┌─ Excerpted records
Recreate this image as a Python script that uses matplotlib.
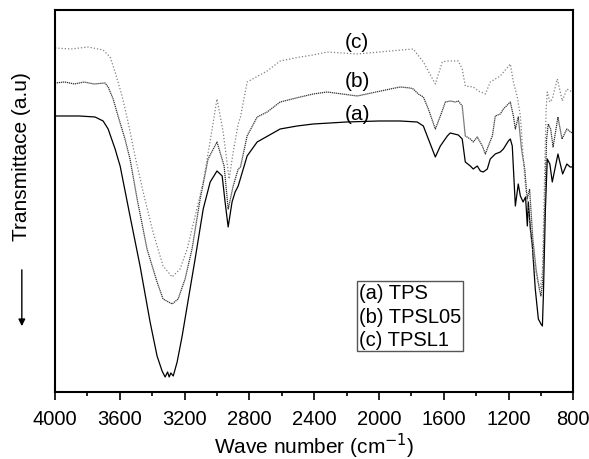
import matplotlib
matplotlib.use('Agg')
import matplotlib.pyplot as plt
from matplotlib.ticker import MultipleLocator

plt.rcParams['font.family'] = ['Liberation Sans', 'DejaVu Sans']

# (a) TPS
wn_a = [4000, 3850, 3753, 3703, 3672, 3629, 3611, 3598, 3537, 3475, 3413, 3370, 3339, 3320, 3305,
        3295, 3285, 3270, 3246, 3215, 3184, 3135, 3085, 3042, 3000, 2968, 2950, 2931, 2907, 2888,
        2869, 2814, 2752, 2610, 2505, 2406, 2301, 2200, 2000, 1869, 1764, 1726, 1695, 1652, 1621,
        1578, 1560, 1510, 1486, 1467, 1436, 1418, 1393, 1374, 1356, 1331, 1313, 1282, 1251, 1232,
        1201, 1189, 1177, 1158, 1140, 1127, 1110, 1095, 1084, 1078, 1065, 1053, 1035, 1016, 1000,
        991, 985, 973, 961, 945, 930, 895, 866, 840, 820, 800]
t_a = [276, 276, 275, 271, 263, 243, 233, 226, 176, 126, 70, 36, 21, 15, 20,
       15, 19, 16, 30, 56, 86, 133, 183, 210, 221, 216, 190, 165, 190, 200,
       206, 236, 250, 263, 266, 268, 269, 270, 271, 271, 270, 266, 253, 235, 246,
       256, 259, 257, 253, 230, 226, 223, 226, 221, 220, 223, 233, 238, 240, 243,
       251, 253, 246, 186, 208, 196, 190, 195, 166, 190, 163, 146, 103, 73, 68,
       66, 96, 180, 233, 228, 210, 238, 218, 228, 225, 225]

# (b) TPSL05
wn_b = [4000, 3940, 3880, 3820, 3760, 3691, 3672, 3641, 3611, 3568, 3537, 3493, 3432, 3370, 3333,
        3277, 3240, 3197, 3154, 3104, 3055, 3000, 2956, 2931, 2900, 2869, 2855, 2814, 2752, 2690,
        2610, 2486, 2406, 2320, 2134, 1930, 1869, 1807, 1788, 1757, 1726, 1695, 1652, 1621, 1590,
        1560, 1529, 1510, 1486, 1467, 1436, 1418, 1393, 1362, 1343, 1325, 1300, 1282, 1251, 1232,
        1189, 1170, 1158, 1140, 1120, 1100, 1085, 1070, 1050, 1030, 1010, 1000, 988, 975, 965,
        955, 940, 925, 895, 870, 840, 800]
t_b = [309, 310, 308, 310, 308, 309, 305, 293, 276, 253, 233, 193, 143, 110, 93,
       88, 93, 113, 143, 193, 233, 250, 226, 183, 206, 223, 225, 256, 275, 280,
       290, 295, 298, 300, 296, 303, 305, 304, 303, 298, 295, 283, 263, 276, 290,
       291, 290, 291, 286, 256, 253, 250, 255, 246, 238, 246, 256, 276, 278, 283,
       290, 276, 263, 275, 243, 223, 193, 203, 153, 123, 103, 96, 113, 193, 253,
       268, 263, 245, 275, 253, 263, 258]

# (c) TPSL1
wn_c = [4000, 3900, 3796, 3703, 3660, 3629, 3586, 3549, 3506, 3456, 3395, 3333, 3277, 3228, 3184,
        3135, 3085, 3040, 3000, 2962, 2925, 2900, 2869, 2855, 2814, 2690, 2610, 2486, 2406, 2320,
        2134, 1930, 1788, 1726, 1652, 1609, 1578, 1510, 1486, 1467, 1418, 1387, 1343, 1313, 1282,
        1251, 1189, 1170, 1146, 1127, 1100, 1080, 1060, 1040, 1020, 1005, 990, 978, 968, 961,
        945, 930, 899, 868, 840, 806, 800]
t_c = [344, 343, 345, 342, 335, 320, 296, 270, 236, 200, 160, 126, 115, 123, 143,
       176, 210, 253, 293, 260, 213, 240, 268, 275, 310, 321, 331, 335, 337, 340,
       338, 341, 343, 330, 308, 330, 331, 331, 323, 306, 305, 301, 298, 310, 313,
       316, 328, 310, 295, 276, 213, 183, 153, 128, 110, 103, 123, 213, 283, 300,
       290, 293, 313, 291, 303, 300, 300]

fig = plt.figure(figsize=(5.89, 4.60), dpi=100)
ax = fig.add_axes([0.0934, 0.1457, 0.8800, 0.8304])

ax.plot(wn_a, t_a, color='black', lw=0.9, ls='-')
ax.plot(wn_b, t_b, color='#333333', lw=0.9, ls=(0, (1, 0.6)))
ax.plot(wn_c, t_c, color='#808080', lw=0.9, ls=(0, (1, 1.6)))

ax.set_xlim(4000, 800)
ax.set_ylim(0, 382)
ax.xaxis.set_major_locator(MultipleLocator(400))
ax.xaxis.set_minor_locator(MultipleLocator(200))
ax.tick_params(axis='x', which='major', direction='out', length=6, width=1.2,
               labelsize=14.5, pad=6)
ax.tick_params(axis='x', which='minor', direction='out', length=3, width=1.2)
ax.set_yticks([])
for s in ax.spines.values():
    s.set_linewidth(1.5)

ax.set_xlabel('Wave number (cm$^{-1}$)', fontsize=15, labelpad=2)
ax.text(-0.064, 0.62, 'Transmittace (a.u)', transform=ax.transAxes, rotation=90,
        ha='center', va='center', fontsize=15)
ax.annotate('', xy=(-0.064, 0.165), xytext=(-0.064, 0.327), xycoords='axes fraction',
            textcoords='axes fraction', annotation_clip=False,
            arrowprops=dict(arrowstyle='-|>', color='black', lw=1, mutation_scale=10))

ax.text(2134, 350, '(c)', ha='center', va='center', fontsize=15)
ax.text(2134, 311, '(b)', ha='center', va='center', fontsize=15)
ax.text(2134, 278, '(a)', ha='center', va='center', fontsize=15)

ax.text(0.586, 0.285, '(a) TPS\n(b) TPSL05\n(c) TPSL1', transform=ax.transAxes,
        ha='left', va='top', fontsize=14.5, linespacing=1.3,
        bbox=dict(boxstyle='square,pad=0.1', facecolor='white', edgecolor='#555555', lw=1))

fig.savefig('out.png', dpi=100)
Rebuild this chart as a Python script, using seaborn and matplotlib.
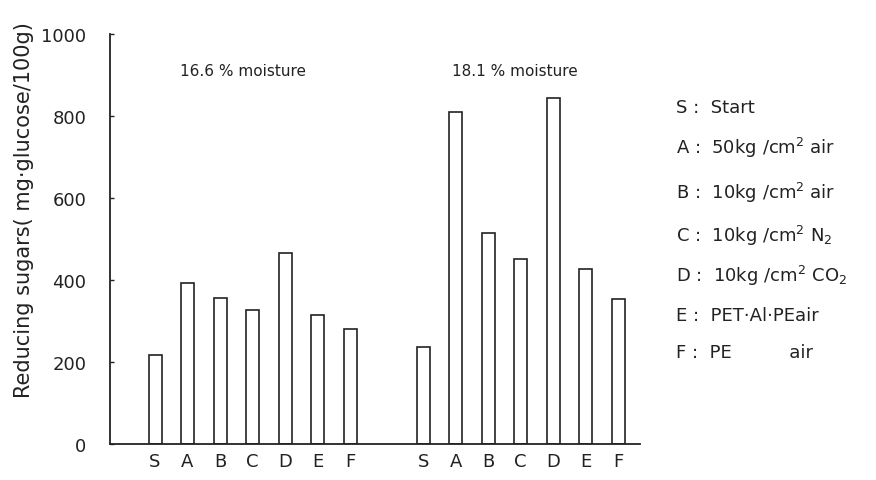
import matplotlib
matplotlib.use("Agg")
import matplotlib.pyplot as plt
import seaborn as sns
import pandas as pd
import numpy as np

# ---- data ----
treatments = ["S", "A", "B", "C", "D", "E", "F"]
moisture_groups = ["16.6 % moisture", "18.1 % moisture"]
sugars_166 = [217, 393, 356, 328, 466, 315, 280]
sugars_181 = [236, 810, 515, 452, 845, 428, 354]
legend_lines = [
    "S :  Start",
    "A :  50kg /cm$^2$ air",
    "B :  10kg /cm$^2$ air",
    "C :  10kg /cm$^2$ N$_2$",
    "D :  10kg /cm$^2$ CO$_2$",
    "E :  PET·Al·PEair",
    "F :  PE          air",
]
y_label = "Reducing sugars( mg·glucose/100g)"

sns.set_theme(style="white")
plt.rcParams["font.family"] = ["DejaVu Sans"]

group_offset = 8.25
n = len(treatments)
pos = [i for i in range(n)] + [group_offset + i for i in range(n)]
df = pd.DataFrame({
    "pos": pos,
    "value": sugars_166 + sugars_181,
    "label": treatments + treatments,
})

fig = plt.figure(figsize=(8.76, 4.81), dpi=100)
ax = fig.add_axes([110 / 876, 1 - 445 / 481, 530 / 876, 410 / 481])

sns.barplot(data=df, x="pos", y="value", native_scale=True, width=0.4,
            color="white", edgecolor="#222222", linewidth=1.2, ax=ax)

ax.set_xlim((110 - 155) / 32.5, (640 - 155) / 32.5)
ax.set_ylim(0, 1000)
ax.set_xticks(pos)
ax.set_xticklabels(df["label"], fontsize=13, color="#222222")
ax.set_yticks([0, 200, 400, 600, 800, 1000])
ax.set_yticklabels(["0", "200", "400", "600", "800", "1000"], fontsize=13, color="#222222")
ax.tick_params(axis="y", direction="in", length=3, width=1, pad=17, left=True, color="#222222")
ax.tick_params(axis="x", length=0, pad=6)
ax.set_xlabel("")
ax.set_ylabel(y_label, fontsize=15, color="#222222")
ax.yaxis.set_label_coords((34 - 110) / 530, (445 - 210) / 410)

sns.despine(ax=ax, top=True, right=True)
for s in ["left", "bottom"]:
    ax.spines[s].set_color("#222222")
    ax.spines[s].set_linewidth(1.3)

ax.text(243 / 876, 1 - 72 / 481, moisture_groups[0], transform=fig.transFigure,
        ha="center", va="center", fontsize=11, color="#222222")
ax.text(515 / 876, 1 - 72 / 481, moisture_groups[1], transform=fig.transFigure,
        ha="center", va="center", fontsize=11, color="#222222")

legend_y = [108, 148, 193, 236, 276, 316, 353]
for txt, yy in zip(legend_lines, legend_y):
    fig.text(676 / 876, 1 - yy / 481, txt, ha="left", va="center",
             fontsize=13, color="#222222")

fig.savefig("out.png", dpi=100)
└─
### What to do
Using the listing above, return all lines where the word "matplotlib" occurs.

### Output below
Recreate this image as a Python script that uses matplotlib.
import matplotlib
matplotlib.use('Agg')
import matplotlib.pyplot as plt
from matplotlib.ticker import MultipleLocator
Rebuild this chart as a Python script, using seaborn and matplotlib.
import matplotlib
matplotlib.use("Agg")
import matplotlib.pyplot as plt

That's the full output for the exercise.